- Based on: "Anti-Sniper" by John Falk
- Written by: Guy Hibbert John Falk
- Directed by: David Attwood
- Starring: Linus Roache Vincent Perez
- Countries of origin: Canada United States United Kingdom Hungary
- Original language: English

Production
- Running time: 112 minutes
- Production companies: Company Pictures HBO Pictures

Original release
- Network: HBO BBC
- Release: October 4, 1998

= Shot Through the Heart (film) =

Shot Through the Heart is a 1998 television film directed by David Attwood, shown on the BBC and HBO in 1998, which covers the Siege of Sarajevo during the Bosnian War. The film is based on a true story and an article called "Anti-Sniper" by John Falk (published in the November 1995 issue of Details magazine). It won a Peabody Award in 1998.

==Plot==
The horrors of war are examined from the view points of lifelong friends and expert sharpshooters Vlado Selimović (Linus Roache) and Slavko Stanic (Vincent Perez), who end up on opposing sides of the Bosnian War in Sarajevo. Slavko, an ethnic Serb and unemployed bachelor, becomes a sniper and instructor training the Army of Republika Srpska snipers who used to terrorize the city. Vlado, a Muslim married father and successful owner of a furniture factory, rejects his friend's offer to gain an escape from the city. Instead, he becomes a marksman in the Army of the Republic of Bosnia and Herzegovina and attempts to counter the sniper threat. Vlado soon realizes his friend, an exceptionally skilled marksman, is the enemy sniper responsible for a number of seemingly impossible shots against residents of their own neighbourhood.

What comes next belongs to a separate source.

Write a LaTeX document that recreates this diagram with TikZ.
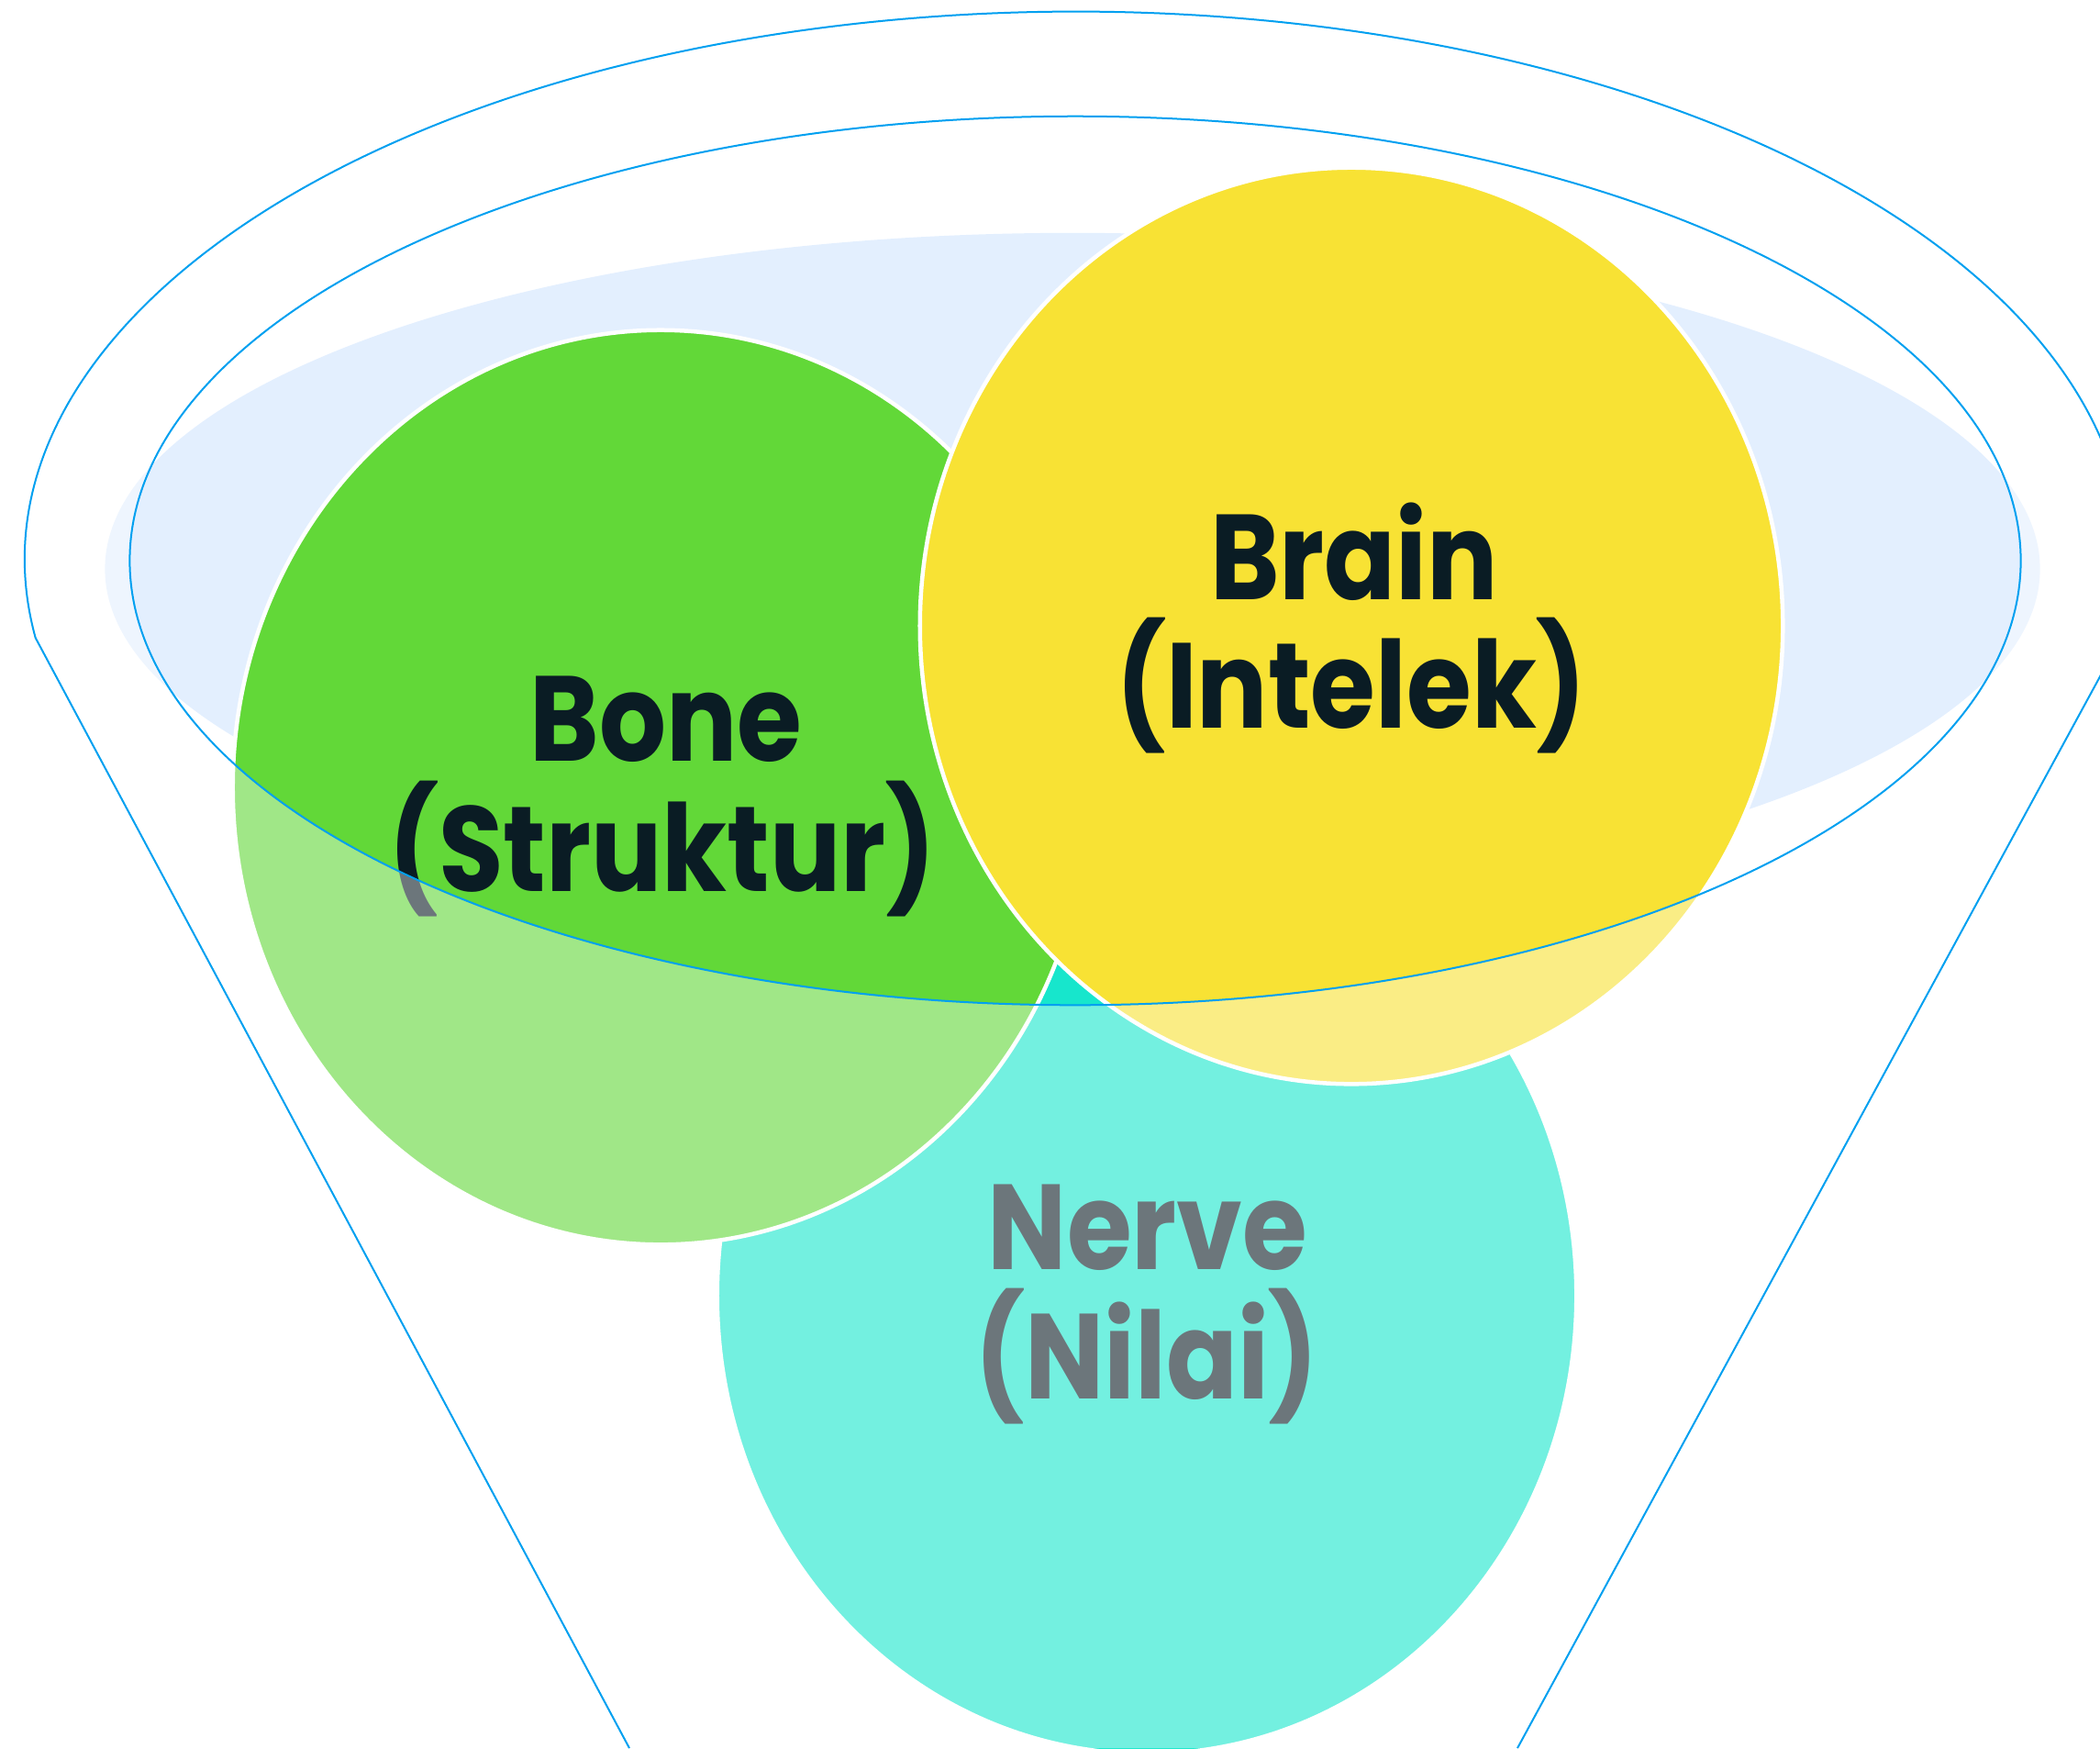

The two friends eventually have to face-off and only one survives.

==Cast==
- Linus Roache as Vlado Selimović
- Vincent Perez as Slavko Stanić
- Lia Williams as Maida Selimović
- Adam Kotz as Miso
- Soo Garay as Amela
- Lothaire Bluteau as Zijah
- Laura Petela as Lejla Kovačević

==Miscellaneous==
- The story was also the feature of an episode of Dateline NBC in 1998.